The latter concern is exacerbated by Iran’s apparent expansion of relations with Russia, which has been strongly at odds with both the US and Europe in recent years. On Thursday, Tasnim News Agency, which is closely linked to Iran’s Revolutionary Guards, published a report on calls by Parliament Speaker Ali Larijani for expanded security cooperation with the Russian Federation. Speaking at a meeting with a Russian legislator on the sidelines of the Asian Parliamentary Assembly, Larijani also expanded his commentary to declare, “In Iran, all sectors are interested in cooperation with Russia.”

Certainly, there has been growth in economic cooperation between the two countries, even prior to the lifting of economic sanctions under the nuclear agreement. But Iran would likely not be able to rely only on Russia and other anti-Western partners, and this complicates the situation in a way that is reflected in the inconsistency of public commentary by Iranian officials.

Although much of that commentary asserts that Iran needs expanded defensive capabilities to meet a persistent Western threat, at least one member of the Iranian parliament recently attempted to defend his country’s missile program by saying that it could actually be used to expand cooperation between Iran and Europe.

“Iranian officials… must talk with their counterparts such as Macron and present to them the issue of our strategic defense, because Iran’s missiles with a range of less than 2,000 km can also serve the security of the [European Union],” said Hashmatollah Falahat-Pishe, according to World Net Daily. “If we move ahead with such a strategy,” he added, “Europe will defend Iran’s missile capability like it defends the JCPOA.”

This invitation to security cooperation is reflective of the trade situation, insofar as Iran has been alternately seeking European investment and repeating rhetoric about a domestic “resistance economy” and the lack of any need for such investment.

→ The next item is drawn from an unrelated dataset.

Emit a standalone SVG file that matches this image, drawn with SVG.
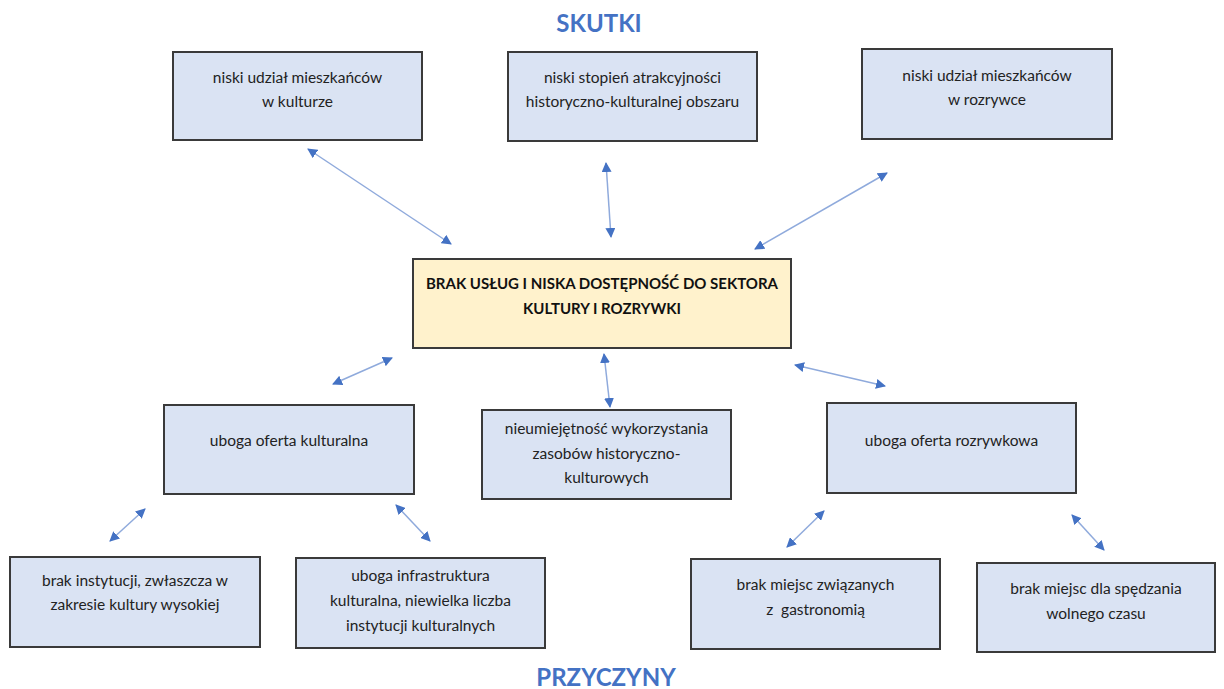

Some public commentary has even gone so far as to threaten would-be European investors in an effort to compel them to make financial commitments about which they are presently wary.

This trend was on display recently in remarks by Oil Minister Bijan Zanganeh, which were once again aimed at France. Specifically, in this case, the Iranian official was addressing the French oil and gas giant Total SA, which was the first such European company to sign agreements with the Islamic Republic after the conclusion of nuclear negotiations. Although Total’s pending investment in represents a significant first step in Iran’s pursuit of hundreds of billions of dollars of foreign investment, Zanganeh seemed to threaten the company’s relationship with Iran on Tuesday, saying that it would lose the entirety of its investment if it pulled out of the deal to develop the South Pars gas field.

E & P Magazine reported upon these remarks on Wednesday and gave no indication that they had been prompted by any sort of threat to the investment from Total’s leadership. The Iranian oil minister was evidently responding to the general threat to Western investment that is being created by the ongoing escalation of tensions between Iran and its traditional adversaries. Although Europe as a whole continues to stand behind the JCPOA and the resulting investment atmosphere, there are growing signs that European officials such as Macron are being affected by either the threat of possible US sanctions or the ongoing American efforts to expose Iranian malfeasance, or both.

As noted by the Foundation for Defense of Democracies, Germany’s Financial Supervisory Authority imposed a credit ban on Iran’s Bank Sepah earlier this month after having previously sanctioned the same bank for ties to the Iranian missile program. Implausibly, Iranian media denied reports of the new measures, arguably highlighting the difficulty that the Islamic Republic is having in managing its relationship with Western entities in the era of the JCPOA.